**The exercise**
Give every line back verbatim, dropping all images.

**Supplied data**
Begin
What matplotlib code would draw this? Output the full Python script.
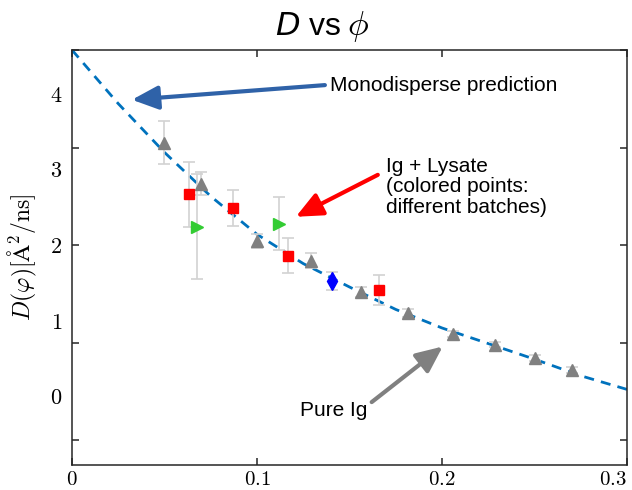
import matplotlib
matplotlib.use("Agg")
import matplotlib.pyplot as plt
import numpy as np

# ---------------- data ----------------
# Monodisperse prediction curve
pred_phi = [0.0, 0.025, 0.05, 0.075, 0.1, 0.125, 0.15, 0.175, 0.2, 0.225, 0.25, 0.275, 0.3]
pred_D = [4.00, 3.45, 2.95, 2.50, 2.11, 1.81, 1.57, 1.34, 1.15, 0.99, 0.83, 0.66, 0.52]

# Pure Ig (gray triangles)
pure_phi = [0.0497, 0.0697, 0.0999, 0.129, 0.156, 0.1815, 0.206, 0.2285, 0.250, 0.270]
pure_D = [3.05, 2.63, 2.04, 1.84, 1.52, 1.30, 1.09, 0.98, 0.84, 0.72]
pure_err = [0.22, 0.12, 0.07, 0.08, 0.05, 0.04, 0.03, 0.03, 0.03, 0.03]

# Ig + Lysate batches
red_phi = [0.0632, 0.0870, 0.1167, 0.1659]
red_D = [2.52, 2.38, 1.89, 1.54]
red_err = [0.33, 0.18, 0.18, 0.15]

green_phi = [0.0675, 0.1118]
green_D = [2.19, 2.22]
green_err = [0.54, 0.27]

blue_phi = [0.1405]
blue_D = [1.63]
blue_err = [0.09]

x_ticks = [0, 0.1, 0.2, 0.3]
x_ticklabels = ["0", "0.1", "0.2", "0.3"]
y_ticks = [0, 1, 2, 3, 4]
y_ticklabels = ["0", "1", "2", "3", "4"]

# ---------------- figure ----------------
plt.rcParams["mathtext.fontset"] = "cm"
fig = plt.figure(figsize=(6.32, 4.9), dpi=100)
ax = fig.add_axes([72 / 632, 25 / 490, 555 / 632, 415 / 490])

ax.plot(pred_phi, pred_D, color="#0072BD", lw=2.0, dashes=(3.6, 2.6), zorder=2)

ebar_kw = dict(ecolor="#d2d2d2", elinewidth=1.2, capsize=4, capthick=1.2, linestyle="none", zorder=3)
ax.errorbar(pure_phi, pure_D, yerr=pure_err, marker="^", ms=9, mfc="#808080", mec="#808080", **ebar_kw)
ax.errorbar(red_phi, red_D, yerr=red_err, marker="s", ms=7, mfc="#ff0000", mec="#ff0000", **ebar_kw)
ax.errorbar(green_phi, green_D, yerr=green_err, marker=">", ms=9, mfc="#33cc33", mec="#33cc33", **ebar_kw)
ax.errorbar(blue_phi, blue_D, yerr=blue_err, marker="d", ms=9, mfc="#0000ff", mec="#0000ff", **ebar_kw)

ax.set_xlim(0, 0.3)
ax.set_ylim(-0.255, 4.0)

# x ticks
ax.set_xticks(x_ticks)
ax.set_xticklabels(["$" + t + "$" for t in x_ticklabels], fontsize=15)
xt = ax.get_xticklabels()
xt[-1].set_horizontalalignment("right")

# y ticks: marks at values, labels at compressed positions (as in the original export)
ax.yaxis.remove_overlapping_locs = False
ax.set_yticks(y_ticks)
ax.set_yticklabels([])
lab_pos = [2 + (v - 2) * 0.776 for v in y_ticks]
ax.set_yticks(lab_pos, minor=True)
ax.set_yticklabels(["$" + t + "$" for t in y_ticklabels], minor=True, fontsize=16)
ax.tick_params(axis="y", which="minor", length=0, pad=7)

ax.tick_params(axis="both", which="major", direction="in", length=5, width=1.1,
               top=True, right=True, color="#262626")
ax.tick_params(axis="x", pad=3)
for s in ax.spines.values():
    s.set_color("#262626")
    s.set_linewidth(1.1)

ax.set_ylabel(r"$D(\varphi)[\mathrm{\AA}^2/\mathrm{ns}]$", fontsize=17, labelpad=8)

fig.text(343 / 632, 0.945, r"$D$ vs ", fontsize=23, ha="right", va="center",
         family="Liberation Sans", math_fontfamily="dejavusans")
fig.text(347 / 632, 0.945, r"$\phi$", fontsize=25, ha="left", va="center",
         math_fontfamily="cm")

# annotations
txt_kw = dict(fontsize=15, family="Liberation Sans", color="black")


def arrow(head, tail, color):
    ax.annotate("", xy=head, xytext=tail,
                arrowprops=dict(arrowstyle="-|>,head_length=0.8,head_width=0.36",
                                lw=3, color=color, shrinkA=0, shrinkB=0, mutation_scale=20),
                zorder=5)


arrow((0.0324, 3.49), (0.1367, 3.64), "#2F62A8")
ax.text(0.1394, 3.64, "Monodisperse prediction", va="center", ha="left", **txt_kw)

arrow((0.121, 2.29), (0.1653, 2.72), "#ff0000")
ax.text(0.1696, 2.60, "Ig + Lysate\n(colored points:\ndifferent batches)", va="center", ha="left",
        linespacing=1.1, **txt_kw)

arrow((0.2004, 0.96), (0.162, 0.39), "#808080")
ax.text(0.1232, 0.30, "Pure Ig", va="center", ha="left", **txt_kw)

fig.savefig("out.png", dpi=100)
End
**Result below**
What matplotlib code would draw this? Output the full Python script.
import matplotlib
matplotlib.use("Agg")
import matplotlib.pyplot as plt
import numpy as np

# ---------------- data ----------------
# Monodisperse prediction curve
pred_phi = [0.0, 0.025, 0.05, 0.075, 0.1, 0.125, 0.15, 0.175, 0.2, 0.225, 0.25, 0.275, 0.3]
pred_D = [4.00, 3.45, 2.95, 2.50, 2.11, 1.81, 1.57, 1.34, 1.15, 0.99, 0.83, 0.66, 0.52]

# Pure Ig (gray triangles)
pure_phi = [0.0497, 0.0697, 0.0999, 0.129, 0.156, 0.1815, 0.206, 0.2285, 0.250, 0.270]
pure_D = [3.05, 2.63, 2.04, 1.84, 1.52, 1.30, 1.09, 0.98, 0.84, 0.72]
pure_err = [0.22, 0.12, 0.07, 0.08, 0.05, 0.04, 0.03, 0.03, 0.03, 0.03]

# Ig + Lysate batches
red_phi = [0.0632, 0.0870, 0.1167, 0.1659]
red_D = [2.52, 2.38, 1.89, 1.54]
red_err = [0.33, 0.18, 0.18, 0.15]

green_phi = [0.0675, 0.1118]
green_D = [2.19, 2.22]
green_err = [0.54, 0.27]

blue_phi = [0.1405]
blue_D = [1.63]
blue_err = [0.09]

x_ticks = [0, 0.1, 0.2, 0.3]
x_ticklabels = ["0", "0.1", "0.2", "0.3"]
y_ticks = [0, 1, 2, 3, 4]
y_ticklabels = ["0", "1", "2", "3", "4"]

# ---------------- figure ----------------
plt.rcParams["mathtext.fontset"] = "cm"
fig = plt.figure(figsize=(6.32, 4.9), dpi=100)
ax = fig.add_axes([72 / 632, 25 / 490, 555 / 632, 415 / 490])

ax.plot(pred_phi, pred_D, color="#0072BD", lw=2.0, dashes=(3.6, 2.6), zorder=2)

ebar_kw = dict(ecolor="#d2d2d2", elinewidth=1.2, capsize=4, capthick=1.2, linestyle="none", zorder=3)
ax.errorbar(pure_phi, pure_D, yerr=pure_err, marker="^", ms=9, mfc="#808080", mec="#808080", **ebar_kw)
ax.errorbar(red_phi, red_D, yerr=red_err, marker="s", ms=7, mfc="#ff0000", mec="#ff0000", **ebar_kw)
ax.errorbar(green_phi, green_D, yerr=green_err, marker=">", ms=9, mfc="#33cc33", mec="#33cc33", **ebar_kw)
ax.errorbar(blue_phi, blue_D, yerr=blue_err, marker="d", ms=9, mfc="#0000ff", mec="#0000ff", **ebar_kw)

ax.set_xlim(0, 0.3)
ax.set_ylim(-0.255, 4.0)

# x ticks
ax.set_xticks(x_ticks)
ax.set_xticklabels(["$" + t + "$" for t in x_ticklabels], fontsize=15)
xt = ax.get_xticklabels()
xt[-1].set_horizontalalignment("right")

# y ticks: marks at values, labels at compressed positions (as in the original export)
ax.yaxis.remove_overlapping_locs = False
ax.set_yticks(y_ticks)
ax.set_yticklabels([])
lab_pos = [2 + (v - 2) * 0.776 for v in y_ticks]
ax.set_yticks(lab_pos, minor=True)
ax.set_yticklabels(["$" + t + "$" for t in y_ticklabels], minor=True, fontsize=16)
ax.tick_params(axis="y", which="minor", length=0, pad=7)

ax.tick_params(axis="both", which="major", direction="in", length=5, width=1.1,
               top=True, right=True, color="#262626")
ax.tick_params(axis="x", pad=3)
for s in ax.spines.values():
    s.set_color("#262626")
    s.set_linewidth(1.1)

ax.set_ylabel(r"$D(\varphi)[\mathrm{\AA}^2/\mathrm{ns}]$", fontsize=17, labelpad=8)

fig.text(343 / 632, 0.945, r"$D$ vs ", fontsize=23, ha="right", va="center",
         family="Liberation Sans", math_fontfamily="dejavusans")
fig.text(347 / 632, 0.945, r"$\phi$", fontsize=25, ha="left", va="center",
         math_fontfamily="cm")

# annotations
txt_kw = dict(fontsize=15, family="Liberation Sans", color="black")


def arrow(head, tail, color):
    ax.annotate("", xy=head, xytext=tail,
                arrowprops=dict(arrowstyle="-|>,head_length=0.8,head_width=0.36",
                                lw=3, color=color, shrinkA=0, shrinkB=0, mutation_scale=20),
                zorder=5)


arrow((0.0324, 3.49), (0.1367, 3.64), "#2F62A8")
ax.text(0.1394, 3.64, "Monodisperse prediction", va="center", ha="left", **txt_kw)

arrow((0.121, 2.29), (0.1653, 2.72), "#ff0000")
ax.text(0.1696, 2.60, "Ig + Lysate\n(colored points:\ndifferent batches)", va="center", ha="left",
        linespacing=1.1, **txt_kw)

arrow((0.2004, 0.96), (0.162, 0.39), "#808080")
ax.text(0.1232, 0.30, "Pure Ig", va="center", ha="left", **txt_kw)

fig.savefig("out.png", dpi=100)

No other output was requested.